The red brittle star captured scientific attention three decades ago thanks to its dramatic change in colour between day and night and its strong aversion to light.
Now scientists believe Ophiocoma wendtii, a relative to sea stars and sea urchins, has another trick up its sleeve.
Writing in the journal Current Biology, an international team led by Lauren Sumner-Rooney from Oxford University Museum of Natural History, UK, suggests O. wendtii uses colour change to navigate its way through coral reefs.
With colleagues from Germany’s Museum für Naturkunde, Lund University in Sweden, and the Georgia Institute of Technology, US, Sumner-Rooney ran hundreds of behavioural experiments to test the brittle stars’ “eyesight”.

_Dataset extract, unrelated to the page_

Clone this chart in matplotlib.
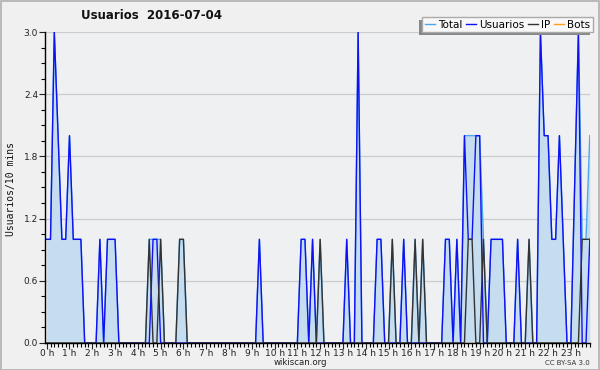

“These experiments gave us not only the first evidence that any brittle star is able to see, but only the second known example of vision in any animal lacking eyes,” she says.
The animals were able to seek out areas of contrast, which the researchers think may mimic structures that could offer shelter from predators.
Although it appears that their vision is very coarse, on the crowded tropical reefs disturbed brittle stars never have to look too far to make a dash for the nearest cover.
“It’s a very exciting discovery,” Sumner-Rooney says. “It had been suggested 30 years ago that changing colour might hold the key to light-sensitivity in Ophiocoma, so we’re very happy to be able to fill in some of the gaps that remained and describe this new mechanism.”